It is holding that memory because you used it once so, obviously, you will probably use it again. This is the way SQL Server works: it will take the memory it needs (up to the max you've allowed), and will only give it back to the OS if the OS demands it. If you're not demanding memory back from SQL Server, why do you expect it to give it up? Allocating and deallocating memory is inefficient, and SQL Server isn't designed to give you memory back so you can let it sit idle. For similar reasons, it doesn't automatically shrink files for you after you delete or reorganize data: grow/shrink operations are expensive, and if the file is just going to grow again tomorrow...
If you are running SQL Server on your laptop where you need the memory for other tasks, then you should consider setting a lower max server memory setting. This way SQL Server will never encroach on the memory you think you need.

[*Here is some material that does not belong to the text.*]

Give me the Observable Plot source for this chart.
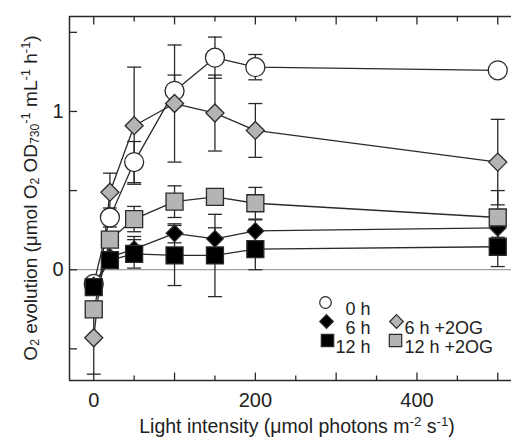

If you are running SQL Server on a server, then it likes to be the only thing on the box. If the server is hosting other applications etc. that need memory, then you can either reduce max server memory further, or move those applications to another server. If there are no other applications that need the memory, then why do you care whether it's using 20 GB, or 16 GB, or 12 GB, or 100 MB? Are you going to lease out the remaining memory temporarily to other servers until SQL Server needs it again? Didn't you give it 20 GB of memory so it will use 20 GB of memory?
There is absolutely no reason you should be worried that SQL Server is using the amount of memory that you've told it is ok to use. This is exactly how it's supposed to work. When users run queries against the server, presumably, they will likely be accessing data that's already in memory (a large portion of SQL Server's memory allocation is buffer pool). If your database is a lot bigger than 20 GB, then you may consider actually raising the max server memory setting to get the best use out of the memory and how much I/O comes from there rather than disk (which is a lot slower). Artificially lowering the max server memory because you think Windows needs 12 GB of memory to operate is like paging to disk - you're forcing more I/O through slow disk subsystems that could be performed in much faster memory.
Again, if nothing else is running on the server, there's no reason you need more than 3 or 4 GB for the OS, leaving everything else to SQL Server. And again, you shouldn't be worried if you have set SQL Server's max memory to 28 GB, and it keeps "using" 28 GB even after all the users have gone home. This just means that in the morning it won't take any work to get back up to 28 GB.